Mon hiver à moi n'est pas fini, et il a commencé depuis déjà tellement de mois. Tellement de mois sans toi Théophile. Est-ce toi cette petite mésange bleue qui vient dans l'abri sous la neige ? Est-ce toi le rouge-gorge qui regarde à la fenêtre ? Nous te chercherons toute notre vie. C'est la malédiction du parent désenfanté de chercher l'enfant perdu partout. Partout on cherchera. Dans un regard, dans un aimal, dans un nuage. On cherchera des réponses qu'on obtiendra jamais : est-ce que c'était écrit dans les lignes de ma main, est-ce que j'aurais pu changer quelque chose pour te sauver. Est-ce que j'ai vraiment tout fait. 
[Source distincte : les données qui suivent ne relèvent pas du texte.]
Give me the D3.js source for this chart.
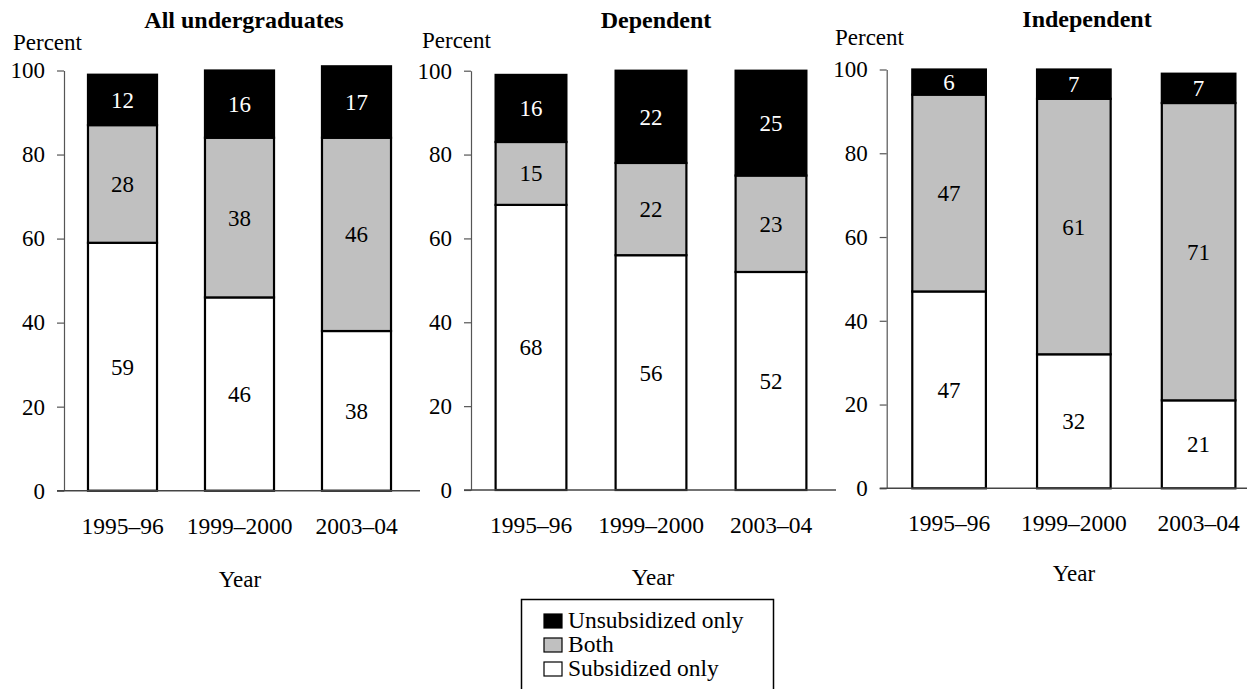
<!DOCTYPE html>
<html>
<head>
<meta charset="utf-8">
<script src="https://cdn.jsdelivr.net/npm/d3@7/dist/d3.min.js"></script>
<style>
  html, body { margin: 0; padding: 0; background: #fff; }
  svg { display: block; }
  text { font-family: "Liberation Serif", "Times New Roman", serif; }
</style>
</head>
<body>
<svg id="chart" width="1247" height="689"></svg>
<script>
// ---- data ----
const years = ["1995–96", "1999–2000", "2003–04"];
const panelTitles = ["All undergraduates", "Dependent", "Independent"];
const seriesNames = ["Subsidized only", "Both", "Unsubsidized only"];
const yTicks = [0, 20, 40, 60, 80, 100];

const allSubsidized = [59, 46, 38];
const allBoth = [28, 38, 46];
const allUnsubsidized = [12, 16, 17];

const depSubsidized = [68, 56, 52];
const depBoth = [15, 22, 23];
const depUnsubsidized = [16, 22, 25];

const indSubsidized = [47, 32, 21];
const indBoth = [47, 61, 71];
const indUnsubsidized = [6, 7, 7];

const panelData = [
  [allSubsidized, allBoth, allUnsubsidized],
  [depSubsidized, depBoth, depUnsubsidized],
  [indSubsidized, indBoth, indUnsubsidized]
];

// ---- layout ----
const fills = ["#ffffff", "#c0c0c0", "#000000"];
const labelColors = ["#000", "#000", "#fff"];
const layout = [
  { x0: 64,  x1: 415,  y0: 490.7, y100: 70.5, titleX: 244,  titleY: 28, pctX: 13,  pctY: 50, tickY: 534, yearX: 240,  yearY: 587, axEnd: 420 },
  { x0: 471, x1: 831,  y0: 490,   y100: 70.7, titleX: 656,  titleY: 28, pctX: 422, pctY: 48, tickY: 533, yearX: 653,  yearY: 585, axEnd: 836 },
  { x0: 886.7, x1: 1261, y0: 488.3, y100: 69.5, titleX: 1087, titleY: 27, pctX: 835, pctY: 45, tickY: 531, yearX: 1074, yearY: 581, axEnd: 1247 }
];

const svg = d3.select("#chart");
const FS = 23;

panelData.forEach((series, p) => {
  const L = layout[p];
  const g = svg.append("g");
  const x = d3.scaleBand().domain(years).range([L.x0, L.x1]).paddingInner(0.41).paddingOuter(0.205);
  const y = d3.scaleLinear().domain([0, 100]).range([L.y0, L.y100]);

  // stacked data
  const rows = years.map((yr, i) => {
    const r = { year: yr };
    seriesNames.forEach((s, k) => r[s] = series[k][i]);
    return r;
  });
  const stack = d3.stack().keys(seriesNames)(rows);

  // bars
  stack.forEach((layer, k) => {
    g.selectAll(null).data(layer).enter().append("rect")
      .attr("x", d => x(d.data.year))
      .attr("y", d => y(d[1]))
      .attr("width", x.bandwidth())
      .attr("height", d => y(d[0]) - y(d[1]))
      .attr("fill", fills[k])
      .attr("stroke", "#000")
      .attr("stroke-width", 2.2);
  });
  // value labels
  stack.forEach((layer, k) => {
    g.selectAll(null).data(layer).enter().append("text")
      .attr("x", d => x(d.data.year) + x.bandwidth() / 2)
      .attr("y", d => (y(d[0]) + y(d[1])) / 2)
      .attr("dy", "0.35em")
      .attr("text-anchor", "middle")
      .attr("font-size", FS)
      .attr("fill", labelColors[k])
      .text(d => d[1] - d[0]);
  });

  // y axis
  const yAxis = d3.axisLeft(y).tickValues(yTicks).tickSize(7).tickSizeOuter(0).tickPadding(12);
  const ga = g.append("g").attr("transform", `translate(${L.x0},0)`).call(yAxis);
  ga.select(".domain").attr("stroke", "#555").attr("stroke-width", 1.2);
  ga.selectAll(".tick line").attr("stroke", "#555").attr("stroke-width", 1.2);
  ga.selectAll(".tick text").attr("font-size", FS).attr("font-family", "Liberation Serif").attr("fill", "#000");

  // x axis line
  g.append("line")
    .attr("x1", L.x0 - 7).attr("x2", L.axEnd)
    .attr("y1", L.y0).attr("y2", L.y0)
    .attr("stroke", "#444").attr("stroke-width", 1.5);

  // x tick labels
  g.selectAll(null).data(years).enter().append("text")
    .attr("x", d => x(d) + x.bandwidth() / 2)
    .attr("y", L.tickY)
    .attr("text-anchor", "middle")
    .attr("font-size", 23.5)
    .text(d => d);

  // title
  g.append("text").attr("x", L.titleX).attr("y", L.titleY)
    .attr("text-anchor", "middle").attr("font-size", 24).attr("font-weight", "bold")
    .text(panelTitles[p]);
  // Percent
  g.append("text").attr("x", L.pctX).attr("y", L.pctY)
    .attr("font-size", FS).text("Percent");
  // Year
  g.append("text").attr("x", L.yearX).attr("y", L.yearY)
    .attr("text-anchor", "middle").attr("font-size", FS).text("Year");
});

// legend
const legendItems = ["Unsubsidized only", "Both", "Subsidized only"];
const legendFills = ["#000000", "#c0c0c0", "#ffffff"];
const lg = svg.append("g");
lg.append("rect").attr("x", 521.5).attr("y", 599.5).attr("width", 252).attr("height", 100)
  .attr("fill", "#fff").attr("stroke", "#000").attr("stroke-width", 1.5);
legendItems.forEach((name, i) => {
  const cy = 621 + i * 24;
  lg.append("rect").attr("x", 544).attr("y", cy - 7).attr("width", 18).attr("height", 14)
    .attr("fill", legendFills[i]).attr("stroke", "#000").attr("stroke-width", 1.2);
  lg.append("text").attr("x", 568).attr("y", cy + 7).attr("font-size", 23.5).text(name);
});
</script>
</body>
</html>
On ne jouera pas dans la neige, tu ne feras pas de luge. Et ce Noel est bien le plus triste de toute ma vie. Et comme pour le soleil qui brille, je me pose la même question : pourquoi les lumières scintillent, pourquoi les chants sont joyeux, pourquoi les foules se pressent dans les magasins, pourquoi le monde continue-t-il d'être heureux. Pourquoi ne sommes nous que deux sur cette carte de voeux. 

Il y a des douleurs qui ne saignent qu'à l'intérieur. Avec le temps qui passe j'ai fini par mettre un sourire sur ma blessure. Je prépare méticuleusement une petite chambre rose et doré en me demandant toujours dans quelles couleurs tu aurais évolué. Je prépare cette chambre pour conjurer le sort, j'installe tout pour que cette fois le bonheur arrive, pour qu'il soit certain d'être attendu et très bien acceuilli. Pour que ce bonheur ne s'enfuie pas. La table à langer est dans la salle de bain, les lapins en peluche dans leur panier, les petites robes sont dans l'armoire, les carrés de mousseline, les draps, le petit lit blanc. Ne part pas cette fois. Cette fois regarde tout est prêt pour le bonheur. Ne part pas cette fois. Cette fois je ne le supporterai pas. 

Est-ce que tu vois le tapis blanc qu'est devenu le jardin, depuis le ciel ? Est-ce que tu seras là à quand Elle lancera sa première boule de neige ? J'ai choisis son prénom, et toi je sais que tu le connais. Peut-on souffrir et être heureux en même temps pendant longtemps? Je n'ai pas encore appris à vivre avec cette dualité Théophile, je n'apprendrai jamais à vivre sans toi. Je ne ferai pas avec. J'apprendrai à vivre avec toi dans mon coeur, dans ma voix, j'apprendrai à vivre sans cette partie de moi que tu as emmené de l'autre côté avec toi. Je ne sais pas encore ce que c'est la vie sans toi, je la découvre tout juste. Elle est tortueuse, elle est étrange et parfois je n'arrive plus à me souvenir de ce que j'étais auparavant, avant le jour zéro de mon existence. Je n'arrive plus à me souvenir de la manière dont je raisonnais, des préoccupations qui m'animaient. Je ne sais pas encore, je dois apprendre à vivre avec ce deuil qui prend chaque jour une nouvelle forme. Je ne sais pas encore non plus comment vivre avec Elle. J'apprendrai ça aussi. Ce sera surement aussi doux que difficile. Tu vois je ne sais même plus si je suis épuisée ou si j'ai encore plus de force qu'avant. 

Je sais que c'est ce coeur qui bat à l'intérieur de moi qui a remplacé le mien. Mutuellement, chacune, nous nous façonnons, je la crée pendant qu'elle panse chaque petite incision que le destin a creusé. Je l'oxygène, pendant qu'elle caresse chacun de mes petits atomes morts d'asphyxie. Je me demande souvent si elle me fera revivre. Mais au final c'est elle qui fait que chaque jour je respire. Chacun de ses coups me fait sourire comme au premier jour; comme à la première grossesse. Le malheur m'a enlevé toute naiveté, mais personne ne m'enlevera l'émerveillement devant cette nouvelle petite vie. Personne ne m'enlevera le désir de voir jouer des enfants dans mon jardin, l'espoir de serrer les miens dans mes bras, l'envie de me battre pour nous. Regarde moi Théophile. Regarde moi depuis le ciel. Elle ne m'a pas anéantie cette putain de maladie. Personne ne m'enlèvera le bonheur de continuer de vivre et de chérir chaque seconde pour toi.